Всей тяжести своего положения при всей своей приземленности он, несмотря на приключение с кляпом, не сознавал. Он уже понимал, что теперь вернуться обратно в Будапешт ему не удастся, но наивно примерялся к жизни в Москве, соглашался на то, что придется с женой (которая к нему, конечно, приедет) жить в двухкомнатной квартире. Тесновато, но — что поделаешь? — придется. Это в Москве 1948 года, где и снять комнату при наличии прописки и советской полноценности было непросто. Не говоря уже о том, что не видать ему было Москвы как своих ушей. Он и после кляпа никак не мог отрешиться от представления о торжестве логики и каких-то нормах. После кляпа осознать тотальное отсутствие всего этого, вероятно, было еще страшнее.

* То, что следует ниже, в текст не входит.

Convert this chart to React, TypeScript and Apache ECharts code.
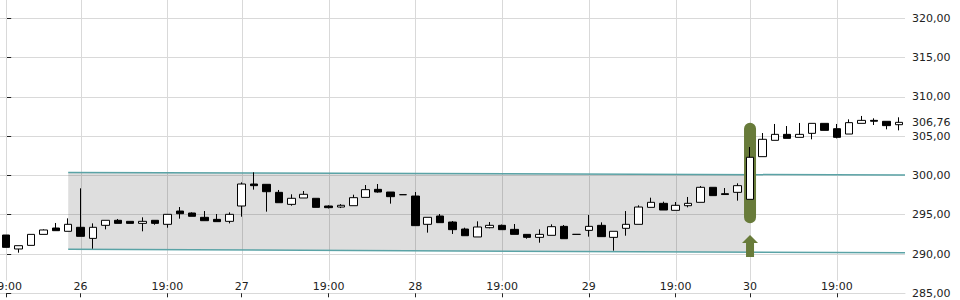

Но в наивности его иногда сказывался и отпечаток иного воспитания. Помню, одну на вид забавную, а по существу знаменательную психологическую деталь. Однажды он поделился с нами тем, что на следствии попал в трудное положение. Состояло оно вот в чем. Почему-то у всех недобровольных (а часто и у добровольных) реэмигрантов следователи подробно выспрашивали, так сказать, географию их биографии — где, когда и почему был и жил. Не обошла эта судьба и нашего юрисконсульта. Ответы на эти вопросы обычно ни ему, ни другим не доставляли затруднений. Но он никак не мог объяснить следователю, почему он в таком-то году проторчал три месяца в каком-то европейском городе, допустим в Вене. Это доставляло ему много неприятных минут, стимулировало «прозорливость» следователя: вот где настоящие конспиративные связи. А этот более чем земной человек, отнюдь не стремившийся к осложнениям, упорно запирался, что его самого очень расстраивало.
— Но понимаете, — говорил он мне, — в это время у меня был роман с женой Р-ва. Не могу же я компрометировать женщину.
Подумать только. Столько лет прошло (впрочем, по нынешнему моему ощущению, не так уж много — года двадцать три), столько событий прогремело, какие метаморфозы претерпели его жизнь и все жизни вокруг него, а он в трудную для себя минуту, по-прежнему, думает о том, чтобы не скомпрометировать доверившуюся ему женщину (где? перед кем?). Из уважения к этой его озабоченности я и не назвал полностью фамилию его патрона, хотя какое это сегодня имело бы значение!